Lowest Basic Rate vs Number of SSIDs
Andrew von Nagy of Revolution Wi-Fi created the SSID Overhead Calculator which demonstrates very well how overhead from beacon traffic can affect your Wi-Fi network. Beacons are transmitted at the lowest basic rate and alone have the potential to eat up a significant amount of your precious air space.
Let’s take a look at the output of Andrew’s calculator in a more visual way.
Figure 1 shows a comparison of channel utilization of 802.11b configured with a basic rate of 1, 2, 5.5, and 11 Mbps. If you have 1 Mbps configured as a basic rate, it takes just 32 SSIDs to consume all of the airspace in a given channel. Even at 16 SSIDs, half of your airspace will go to beacons alone. Increasing your lowest basic rate makes a huge impact on utilization by beacon traffic.
Figure 2 shows a comparison of channel utilization of 802.11a beacons configured with a basic rate of 6, 9, 12, and 18 Mbps.
Based on the charts above, one might be tempted to conclude that as long as we configure our lowest basic rate appropriately, the number of SSIDs used are no longer an issue. This is a dangerous assumption.
It is indeed a good idea, and highly recommended, to appropriately configure your lowest basic rate to the highest that your network can reliably support. You might base this upon the client devices you must support and the required coverage cell size.
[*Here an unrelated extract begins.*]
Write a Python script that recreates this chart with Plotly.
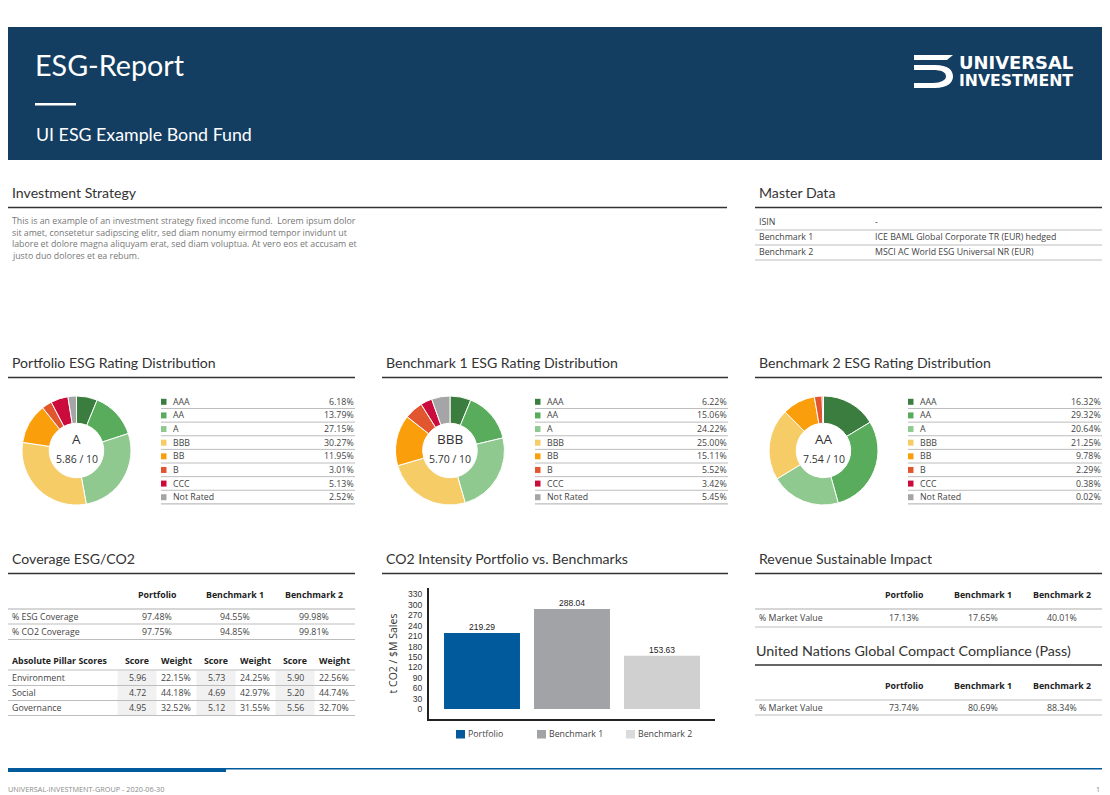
import plotly.graph_objects as go

W, H = 1110, 795

# Rating distributions
ratings = ['AAA', 'AA', 'A', 'BBB', 'BB', 'B', 'CCC', 'Not Rated']
rating_colors = ['#3A7D3E', '#58AC5B', '#90C98F', '#F5CC66', '#FB9E0B', '#E2562F', '#CC0B3D', '#A5A5A8']
portfolio_shares = [6.18, 13.79, 27.15, 30.27, 11.95, 3.01, 5.13, 2.52]
benchmark1_shares = [6.22, 15.06, 24.22, 25.00, 15.11, 5.52, 3.42, 5.45]
benchmark2_shares = [16.32, 29.32, 20.64, 21.25, 9.78, 2.29, 0.38, 0.02]

# Table columns
group_names = ['Portfolio', 'Benchmark 1', 'Benchmark 2']
esg_coverage = [97.48, 94.55, 99.98]
co2_coverage = [97.75, 94.85, 99.81]
pillar_names = ['Environment', 'Social', 'Governance']
pillar_scores = [[5.96, 5.73, 5.90], [4.72, 4.69, 5.20], [4.95, 5.12, 5.56]]
pillar_weights = [[22.15, 24.25, 22.56], [44.18, 42.97, 44.74], [32.52, 31.55, 32.70]]
revenue_impact = [17.13, 17.65, 40.01]
ungc_compliance = [73.74, 80.69, 88.34]

# CO2 bars
co2_intensity = [219.29, 288.04, 153.63]
co2_colors = ['#005A9C', '#A2A3A6', '#D0D0D0']
co2_ticks = [0, 30, 60, 90, 120, 150, 180, 210, 240, 270, 300, 330]

master_labels = ['ISIN', 'Benchmark 1', 'Benchmark 2']
master_values = ['-', 'ICE BAML Global Corporate TR (EUR) hedged', 'MSCI AC World ESG Universal NR (EUR)']

strategy_lines = [
    'This is an example of an investment strategy fixed income fund.  Lorem ipsum dolor',
    'sit amet, consetetur sadipscing elitr, sed diam nonumy eirmod tempor invidunt ut',
    'labore et dolore magna aliquyam erat, sed diam voluptua. At vero eos et accusam et',
    'justo duo dolores et ea rebum.',
]

FONT = 'Open Sans'
HEAD_FONT = 'Lato'
DARK = '#333333'
TEXT = '#444444'
NAVY = '#133E62'
BLUE = '#005A9C'

annotations = []
shapes = []


# pixel helpers, y is measured from the top of the page
def px(x):
    return x / W


def py(y):
    return 1 - y / H


def txt(x, y, text, size=8.8, color=TEXT, anchor='left', family=FONT, bold=False):
    annotations.append(dict(
        x=px(x), y=py(y), xref='paper', yref='paper', text=f'<b>{text}</b>' if bold else text,
        showarrow=False, xanchor=anchor, yanchor='middle', borderpad=0,
        font=dict(size=size, color=color, family=family),
    ))


def rect(x0, y0, x1, y1, color):
    shapes.append(dict(type='rect', xref='paper', yref='paper', layer='below',
                       x0=px(x0), x1=px(x1), y0=py(y0), y1=py(y1),
                       fillcolor=color, line=dict(width=0)))


def rule(x0, x1, y, color='#BDBDBD', width=1):
    shapes.append(dict(type='line', xref='paper', yref='paper', layer='below',
                       x0=px(x0), x1=px(x1), y0=py(y), y1=py(y),
                       line=dict(color=color, width=width)))


def heading(x0, x1, y, text):
    txt(x0 + 3, y - 0.5, text, size=14.1, color='#333333', family=HEAD_FONT)
    rule(x0, x1, y + 14.5, color=DARK, width=1.6)


def logo_path(points):
    out = []
    for p in points:
        if isinstance(p, str):
            out.append(p)
        else:
            out.append(f'{px(p[0]):.5f},{py(p[1]):.5f}')
    return ' '.join(out)


fig = go.Figure()

# Banner
rect(8, 27, 1102, 160, NAVY)
txt(34, 65, 'ESG-Report', size=28.7, color='white', family=HEAD_FONT)
rect(35, 103, 76, 105.5, 'white')
txt(34.5, 134, 'UI ESG Example Bond Fund', size=17.8, color='white', family=HEAD_FONT)

# Logo mark
for pts in [
    ['M', (914, 55), 'L', (953, 55), 'L', (947, 60), 'L', (914, 60), 'Z'],
    ['M', (914, 65), 'L', (935, 65), 'C', (948, 65), (953, 70), (953, 76.5), 'C', (953, 83), (947, 88), (935, 88),
     'L', (914, 88), 'L', (914, 83), 'L', (933, 83), 'C', (941, 83), (946, 80), (946, 76.5),
     'C', (946, 72), (941, 70), (933, 70), 'L', (914, 70), 'Z'],
]:
    shapes.append(dict(type='path', xref='paper', yref='paper', path=logo_path(pts),
                       fillcolor='white', line=dict(width=0)))
txt(1074, 63, 'UNIVERSAL', size=17.9, color='white', anchor='right', family='DejaVu Sans', bold=True)
txt(1074, 80.5, 'INVESTMENT', size=15.7, color='white', anchor='right', family='DejaVu Sans', bold=True)

# Investment strategy
heading(8, 727, 193, 'Investment Strategy')
for i, line in enumerate(strategy_lines):
    txt(11, 221 + i * 11.6, line, size=8.8, color='#777777')

# Master data
heading(755, 1102, 193, 'Master Data')
for i, label in enumerate(master_labels):
    y = 222 + i * 15
    txt(758, y, label)
    txt(874.5, y, master_values[i])
    rule(755, 1102, y + 8)

# Rating donuts and legends
panels = [
    (8, 355, 'Portfolio ESG Rating Distribution', portfolio_shares, 76.5, 'A', '5.86 / 10', 161),
    (382, 728, 'Benchmark 1 ESG Rating Distribution', benchmark1_shares, 450, 'BBB', '5.70 / 10', 535),
    (755, 1102, 'Benchmark 2 ESG Rating Distribution', benchmark2_shares, 823.5, 'AA', '7.54 / 10', 908),
]
for x0, x1, title, shares, cx, grade, score, lx in panels:
    heading(x0, x1, 363, title)
    fig.add_trace(go.Pie(
        labels=ratings, values=shares, hole=0.5, sort=False, direction='clockwise', rotation=0,
        marker=dict(colors=rating_colors, line=dict(color='white', width=1)),
        textinfo='none', hoverinfo='label+value', showlegend=False,
        domain=dict(x=[px(cx - 54.5), px(cx + 54.5)], y=[py(505), py(396)]),
    ))
    txt(cx, 439, grade, size=13.5, color=DARK, anchor='center')
    txt(cx, 458.5, score, size=10.5, color=DARK, anchor='center')
    for i, rating in enumerate(ratings):
        y = 401.8 + i * 13.63
        rect(lx, y - 3, lx + 5.5, y + 3, rating_colors[i])
        txt(lx + 11, y, rating)
        txt(x1 - 0.5, y, f'{shares[i]:.2f}%', anchor='right')
        rule(lx, x1, y + 6.7, width=1.2 if i == 7 else 1)

# Coverage table
heading(8, 355, 559, 'Coverage ESG/CO2')
cov_centers = [157, 235, 314]
for cx, name in zip(cov_centers, group_names):
    txt(cx, 595, name, color='#222222', anchor='center', bold=True)
rule(8, 355, 609, color='#C8C8C8', width=1.6)
for y, label, vals in [(616.5, '% ESG Coverage', esg_coverage), (632, '% CO2 Coverage', co2_coverage)]:
    txt(11, y, label)
    for cx, v in zip(cov_centers, vals):
        txt(cx, y, f'{v:.2f}%', anchor='center')
    rule(8, 355, y + 7.5)

# Pillar scores
score_centers = [137, 216, 295]
weight_centers = [176, 255, 334]
txt(11, 661, 'Absolute Pillar Scores', color='#222222', bold=True)
for cx in score_centers:
    rect(cx - 19.5, 670.5, cx + 19.5, 715, '#F1F1F1')
    txt(cx, 661, 'Score', color='#222222', anchor='center', bold=True)
for cx in weight_centers:
    txt(cx, 661, 'Weight', color='#222222', anchor='center', bold=True)
rule(8, 355, 670)
for i, name in enumerate(pillar_names):
    y = 678 + i * 15
    txt(11, y, name)
    for j in range(3):
        txt(score_centers[j], y, f'{pillar_scores[i][j]:.2f}', anchor='center')
        txt(weight_centers[j], y, f'{pillar_weights[i][j]:.2f}%', anchor='center')
    rule(8, 355, y + 7.5)

# CO2 intensity chart
heading(382, 728, 559, 'CO2 Intensity Portfolio vs. Benchmarks')
fig.add_trace(go.Bar(
    x=group_names, y=co2_intensity, marker=dict(color=co2_colors, line=dict(width=0)),
    showlegend=False, hoverinfo='x+y',
))
for name, v in zip(group_names, co2_intensity):
    annotations.append(dict(x=name, y=v, xref='x', yref='y', text=f'{v:.2f}', showarrow=False,
                            xanchor='center', yanchor='bottom', borderpad=0,
                            font=dict(family='Liberation Sans', size=8.5, color='#222222')))
legend_x = [456, 537, 626]
legend_colors = [co2_colors[0], co2_colors[1], '#DADADA']
for lx, name, color in zip(legend_x, group_names, legend_colors):
    rect(lx, 730, lx + 9, 738.5, color)
    txt(lx + 11, 734, name)

# Revenue and UN compact tables
impact_centers = [904, 983, 1062]
heading(755, 1102, 559, 'Revenue Sustainable Impact')
for cx, name, v in zip(impact_centers, group_names, revenue_impact):
    txt(cx, 594.5, name, color='#222222', anchor='center', bold=True)
    txt(cx, 618, f'{v:.2f}%', anchor='center')
rule(755, 1102, 609, color='#C8C8C8', width=1.6)
txt(758, 618, '% Market Value')
rule(755, 1102, 627)

txt(755, 650, 'United Nations Global Compact Compliance (Pass)', size=14.3, color='#333333', family=HEAD_FONT)
rule(755, 1102, 665, color=DARK, width=1.6)
for cx, name, v in zip(impact_centers, group_names, ungc_compliance):
    txt(cx, 686, name, color='#222222', anchor='center', bold=True)
    txt(cx, 708, f'{v:.2f}%', anchor='center')
rule(755, 1102, 700)
txt(758, 708, '% Market Value')
rule(755, 1102, 715)

# Footer
rect(8, 768, 226, 772, BLUE)
rule(226, 1102, 768.8, color=BLUE, width=1.4)
txt(7, 789, 'UNIVERSAL-INVESTMENT-GROUP - 2020-06-30', size=7.3, color='#8A8A8A')
txt(1101, 789, '1', size=7.3, color='#8A8A8A', anchor='right')

fig.update_layout(
    width=W, height=H, autosize=False, margin=dict(l=0, r=0, t=0, b=0),
    paper_bgcolor='white', plot_bgcolor='white', showlegend=False, bargap=0.156,
    annotations=annotations, shapes=shapes,
    xaxis=dict(domain=[px(429), px(715)], type='category', range=[-0.589, 2.589], showticklabels=False,
               ticks='', showgrid=False, zeroline=False, showline=True, linecolor='#222222', linewidth=2),
    yaxis=dict(domain=[py(719), py(588)], range=[-28.8, 348.7], tickvals=co2_ticks, ticks='', showgrid=False,
               zeroline=False, showline=True, linecolor='#222222', linewidth=2, ticklabelstandoff=3,
               tickfont=dict(family='Liberation Sans', size=8.5, color='#333333'),
               title=dict(text='t CO2 / $M Sales', standoff=8, font=dict(family=FONT, size=10.5, color=DARK))),
)

fig.write_html("out.html", config=dict(displayModeBar=False), post_script="document.body.style.margin='0px';")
However, it is still considered a best practice to use only as many SSIDs as you really need. It is important to remember that every SSID in a given channel and Basic Service Area (BSA), whether they belong to you or a neighbor, whether they are coming from one or multiple APs, must transmit beacons. Sadly, we do not have much control over our neighbors’ networks short of making tactful suggestions. Just because we may have our lowest basic rate configured appropriately and only as many SSIDs as truly required doesn’t mean that all of our neighbors will follow the same guidance.
Even if you are fortunate enough to be in an area with very few other Wi-Fi networks within range, unnecessary beacon traffic means less airtime available to your clients.
If a requirement for separate SSIDs exists, then you do what you have to do. Reasons may include supporting a guest network or other varying levels of security requirements. A common reason of the past was to have an SSID per user VLAN, but these days, it is much easier to minimize the number of SSIDs you are broadcasting with Network Access Control (NAC) solutions that can dynamically assign VLANs.